Code that draws figures:
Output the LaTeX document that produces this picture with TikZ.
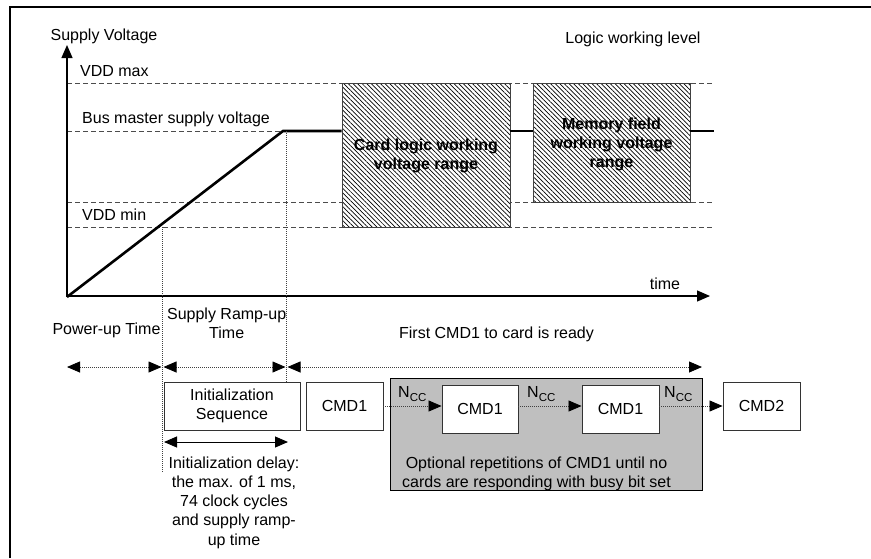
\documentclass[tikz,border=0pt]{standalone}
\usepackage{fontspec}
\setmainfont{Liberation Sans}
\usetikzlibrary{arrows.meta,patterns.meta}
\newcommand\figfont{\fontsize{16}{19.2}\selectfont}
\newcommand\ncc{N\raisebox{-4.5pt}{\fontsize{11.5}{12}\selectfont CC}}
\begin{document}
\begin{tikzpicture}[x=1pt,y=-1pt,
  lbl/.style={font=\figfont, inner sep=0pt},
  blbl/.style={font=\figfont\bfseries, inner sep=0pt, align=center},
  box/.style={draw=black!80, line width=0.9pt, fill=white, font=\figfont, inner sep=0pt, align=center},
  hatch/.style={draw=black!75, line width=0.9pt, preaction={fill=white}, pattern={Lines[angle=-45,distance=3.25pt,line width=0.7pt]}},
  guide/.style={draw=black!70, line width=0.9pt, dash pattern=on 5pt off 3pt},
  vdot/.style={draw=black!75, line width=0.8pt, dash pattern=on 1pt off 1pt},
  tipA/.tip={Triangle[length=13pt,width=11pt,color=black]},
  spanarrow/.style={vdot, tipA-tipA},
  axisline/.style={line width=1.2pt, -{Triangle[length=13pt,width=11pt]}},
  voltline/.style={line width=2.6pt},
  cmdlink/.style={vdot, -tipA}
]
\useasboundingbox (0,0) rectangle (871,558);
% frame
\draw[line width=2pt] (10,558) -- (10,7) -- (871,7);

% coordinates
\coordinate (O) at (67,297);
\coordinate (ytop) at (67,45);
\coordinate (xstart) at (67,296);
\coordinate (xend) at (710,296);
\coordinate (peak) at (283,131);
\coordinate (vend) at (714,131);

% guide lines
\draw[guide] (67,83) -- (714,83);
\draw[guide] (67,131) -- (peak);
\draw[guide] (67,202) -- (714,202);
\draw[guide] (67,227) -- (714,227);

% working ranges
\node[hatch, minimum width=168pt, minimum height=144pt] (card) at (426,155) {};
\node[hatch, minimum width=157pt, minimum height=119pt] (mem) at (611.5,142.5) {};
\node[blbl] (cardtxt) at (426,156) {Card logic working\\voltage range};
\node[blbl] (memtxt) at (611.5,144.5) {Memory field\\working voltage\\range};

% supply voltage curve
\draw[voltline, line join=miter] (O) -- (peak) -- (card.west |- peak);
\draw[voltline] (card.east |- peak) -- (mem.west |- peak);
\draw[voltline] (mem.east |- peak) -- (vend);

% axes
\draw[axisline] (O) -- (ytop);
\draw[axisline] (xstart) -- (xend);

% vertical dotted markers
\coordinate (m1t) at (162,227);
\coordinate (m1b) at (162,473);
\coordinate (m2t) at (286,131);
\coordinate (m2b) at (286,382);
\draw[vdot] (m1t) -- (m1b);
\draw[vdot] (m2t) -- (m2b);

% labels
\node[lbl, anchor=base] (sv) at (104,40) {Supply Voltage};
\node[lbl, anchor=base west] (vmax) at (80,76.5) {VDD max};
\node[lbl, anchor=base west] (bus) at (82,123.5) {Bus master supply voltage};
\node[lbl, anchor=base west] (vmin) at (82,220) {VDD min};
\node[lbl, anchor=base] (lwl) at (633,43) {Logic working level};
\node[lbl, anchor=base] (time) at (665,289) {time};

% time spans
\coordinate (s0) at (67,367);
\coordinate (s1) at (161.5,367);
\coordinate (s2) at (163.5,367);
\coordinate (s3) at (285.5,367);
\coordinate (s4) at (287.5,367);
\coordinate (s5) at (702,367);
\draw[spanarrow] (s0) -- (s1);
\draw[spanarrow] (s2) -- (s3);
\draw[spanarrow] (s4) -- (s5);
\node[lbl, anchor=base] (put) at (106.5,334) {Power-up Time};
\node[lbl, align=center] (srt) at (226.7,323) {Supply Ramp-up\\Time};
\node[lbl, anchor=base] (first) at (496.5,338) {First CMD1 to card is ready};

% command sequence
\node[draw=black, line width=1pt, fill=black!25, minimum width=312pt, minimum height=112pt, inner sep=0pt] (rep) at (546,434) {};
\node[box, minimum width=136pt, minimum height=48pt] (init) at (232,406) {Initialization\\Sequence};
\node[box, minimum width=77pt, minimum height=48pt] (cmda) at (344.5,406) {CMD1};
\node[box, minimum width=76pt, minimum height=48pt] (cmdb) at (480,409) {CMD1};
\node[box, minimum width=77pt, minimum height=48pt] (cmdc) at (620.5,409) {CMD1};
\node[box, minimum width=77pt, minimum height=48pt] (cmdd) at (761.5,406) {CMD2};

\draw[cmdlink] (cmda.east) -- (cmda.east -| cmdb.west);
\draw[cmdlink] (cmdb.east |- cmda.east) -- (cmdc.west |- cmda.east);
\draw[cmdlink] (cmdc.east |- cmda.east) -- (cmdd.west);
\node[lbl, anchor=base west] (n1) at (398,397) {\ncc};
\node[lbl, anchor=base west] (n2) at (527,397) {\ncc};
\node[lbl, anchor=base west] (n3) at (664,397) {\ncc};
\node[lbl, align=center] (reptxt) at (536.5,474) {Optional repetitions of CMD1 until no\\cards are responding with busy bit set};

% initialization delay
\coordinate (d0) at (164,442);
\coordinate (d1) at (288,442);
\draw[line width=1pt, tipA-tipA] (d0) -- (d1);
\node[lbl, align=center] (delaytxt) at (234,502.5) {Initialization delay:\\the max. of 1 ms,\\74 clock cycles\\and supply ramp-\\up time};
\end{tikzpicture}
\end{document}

...

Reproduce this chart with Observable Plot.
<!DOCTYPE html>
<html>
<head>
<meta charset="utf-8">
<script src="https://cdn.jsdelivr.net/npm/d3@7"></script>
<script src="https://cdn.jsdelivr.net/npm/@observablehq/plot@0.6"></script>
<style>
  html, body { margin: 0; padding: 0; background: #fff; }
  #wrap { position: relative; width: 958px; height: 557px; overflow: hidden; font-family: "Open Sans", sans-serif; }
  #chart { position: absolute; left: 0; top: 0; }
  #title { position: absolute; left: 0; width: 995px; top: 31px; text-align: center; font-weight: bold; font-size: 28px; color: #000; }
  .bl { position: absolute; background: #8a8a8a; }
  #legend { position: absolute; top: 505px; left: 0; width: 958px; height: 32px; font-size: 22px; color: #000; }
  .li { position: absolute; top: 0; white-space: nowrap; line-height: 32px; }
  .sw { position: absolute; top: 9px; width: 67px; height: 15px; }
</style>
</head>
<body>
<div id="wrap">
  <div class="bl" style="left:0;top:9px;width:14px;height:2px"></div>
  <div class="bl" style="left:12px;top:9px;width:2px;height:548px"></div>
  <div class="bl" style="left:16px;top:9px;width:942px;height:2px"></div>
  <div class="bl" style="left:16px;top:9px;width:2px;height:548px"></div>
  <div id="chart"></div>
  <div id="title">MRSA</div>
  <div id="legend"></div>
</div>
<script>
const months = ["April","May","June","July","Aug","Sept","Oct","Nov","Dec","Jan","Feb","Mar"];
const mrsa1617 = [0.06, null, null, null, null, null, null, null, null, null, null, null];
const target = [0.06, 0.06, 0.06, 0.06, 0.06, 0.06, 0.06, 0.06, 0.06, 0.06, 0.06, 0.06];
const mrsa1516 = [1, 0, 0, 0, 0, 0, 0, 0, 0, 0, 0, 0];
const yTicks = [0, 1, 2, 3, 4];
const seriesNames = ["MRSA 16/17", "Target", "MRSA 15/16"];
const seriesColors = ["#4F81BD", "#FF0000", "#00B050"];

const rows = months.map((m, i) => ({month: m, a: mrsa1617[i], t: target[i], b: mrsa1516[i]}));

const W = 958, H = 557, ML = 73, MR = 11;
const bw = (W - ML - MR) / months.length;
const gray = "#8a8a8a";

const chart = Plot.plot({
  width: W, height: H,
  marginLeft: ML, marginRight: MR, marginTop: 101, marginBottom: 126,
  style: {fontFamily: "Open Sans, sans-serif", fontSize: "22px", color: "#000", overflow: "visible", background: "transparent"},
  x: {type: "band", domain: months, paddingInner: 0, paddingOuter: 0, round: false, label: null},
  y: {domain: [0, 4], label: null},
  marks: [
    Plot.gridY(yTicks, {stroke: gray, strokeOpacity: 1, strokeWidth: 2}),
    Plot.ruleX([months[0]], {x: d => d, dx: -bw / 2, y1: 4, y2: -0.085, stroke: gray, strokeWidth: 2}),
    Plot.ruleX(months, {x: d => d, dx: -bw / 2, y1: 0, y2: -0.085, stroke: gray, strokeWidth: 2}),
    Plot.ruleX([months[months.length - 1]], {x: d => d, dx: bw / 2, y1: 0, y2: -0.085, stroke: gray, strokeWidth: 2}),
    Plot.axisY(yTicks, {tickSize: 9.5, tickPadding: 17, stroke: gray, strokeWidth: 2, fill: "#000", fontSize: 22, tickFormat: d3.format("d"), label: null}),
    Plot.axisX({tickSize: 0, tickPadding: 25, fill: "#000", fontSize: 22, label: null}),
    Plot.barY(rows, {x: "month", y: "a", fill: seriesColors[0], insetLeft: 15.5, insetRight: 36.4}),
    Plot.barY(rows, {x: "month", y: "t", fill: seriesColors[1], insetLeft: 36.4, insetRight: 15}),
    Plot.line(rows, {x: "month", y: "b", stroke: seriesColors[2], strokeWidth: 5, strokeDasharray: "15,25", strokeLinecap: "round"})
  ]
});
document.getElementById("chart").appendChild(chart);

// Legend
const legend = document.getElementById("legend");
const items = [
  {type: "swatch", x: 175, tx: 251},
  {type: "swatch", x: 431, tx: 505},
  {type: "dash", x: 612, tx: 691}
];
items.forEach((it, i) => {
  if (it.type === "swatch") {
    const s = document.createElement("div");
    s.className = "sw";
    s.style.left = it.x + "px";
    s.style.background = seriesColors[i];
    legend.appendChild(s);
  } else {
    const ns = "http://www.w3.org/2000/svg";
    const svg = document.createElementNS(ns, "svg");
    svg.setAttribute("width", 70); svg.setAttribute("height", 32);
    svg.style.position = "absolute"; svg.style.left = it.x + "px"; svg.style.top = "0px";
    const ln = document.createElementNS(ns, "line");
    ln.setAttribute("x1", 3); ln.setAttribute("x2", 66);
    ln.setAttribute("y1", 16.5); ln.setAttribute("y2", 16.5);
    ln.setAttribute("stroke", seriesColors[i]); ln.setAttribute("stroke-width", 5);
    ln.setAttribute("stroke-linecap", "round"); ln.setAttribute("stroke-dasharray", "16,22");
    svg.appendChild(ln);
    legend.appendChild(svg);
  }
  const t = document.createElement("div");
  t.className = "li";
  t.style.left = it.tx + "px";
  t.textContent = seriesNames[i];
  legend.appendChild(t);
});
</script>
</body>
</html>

● The exercise:
Return the material from the line containing "Output the LaTeX" through the line containing "(memtxt) at (611.5,144.5)", exactly and in full, but without its pictures.

● Answer to this problem:
Output the LaTeX document that produces this picture with TikZ.
\documentclass[tikz,border=0pt]{standalone}
\usepackage{fontspec}
\setmainfont{Liberation Sans}
\usetikzlibrary{arrows.meta,patterns.meta}
\newcommand\figfont{\fontsize{16}{19.2}\selectfont}
\newcommand\ncc{N\raisebox{-4.5pt}{\fontsize{11.5}{12}\selectfont CC}}
\begin{document}
\begin{tikzpicture}[x=1pt,y=-1pt,
  lbl/.style={font=\figfont, inner sep=0pt},
  blbl/.style={font=\figfont\bfseries, inner sep=0pt, align=center},
  box/.style={draw=black!80, line width=0.9pt, fill=white, font=\figfont, inner sep=0pt, align=center},
  hatch/.style={draw=black!75, line width=0.9pt, preaction={fill=white}, pattern={Lines[angle=-45,distance=3.25pt,line width=0.7pt]}},
  guide/.style={draw=black!70, line width=0.9pt, dash pattern=on 5pt off 3pt},
  vdot/.style={draw=black!75, line width=0.8pt, dash pattern=on 1pt off 1pt},
  tipA/.tip={Triangle[length=13pt,width=11pt,color=black]},
  spanarrow/.style={vdot, tipA-tipA},
  axisline/.style={line width=1.2pt, -{Triangle[length=13pt,width=11pt]}},
  voltline/.style={line width=2.6pt},
  cmdlink/.style={vdot, -tipA}
]
\useasboundingbox (0,0) rectangle (871,558);
% frame
\draw[line width=2pt] (10,558) -- (10,7) -- (871,7);

% coordinates
\coordinate (O) at (67,297);
\coordinate (ytop) at (67,45);
\coordinate (xstart) at (67,296);
\coordinate (xend) at (710,296);
\coordinate (peak) at (283,131);
\coordinate (vend) at (714,131);

% guide lines
\draw[guide] (67,83) -- (714,83);
\draw[guide] (67,131) -- (peak);
\draw[guide] (67,202) -- (714,202);
\draw[guide] (67,227) -- (714,227);

% working ranges
\node[hatch, minimum width=168pt, minimum height=144pt] (card) at (426,155) {};
\node[hatch, minimum width=157pt, minimum height=119pt] (mem) at (611.5,142.5) {};
\node[blbl] (cardtxt) at (426,156) {Card logic working\\voltage range};
\node[blbl] (memtxt) at (611.5,144.5) {Memory field\\working voltage\\range};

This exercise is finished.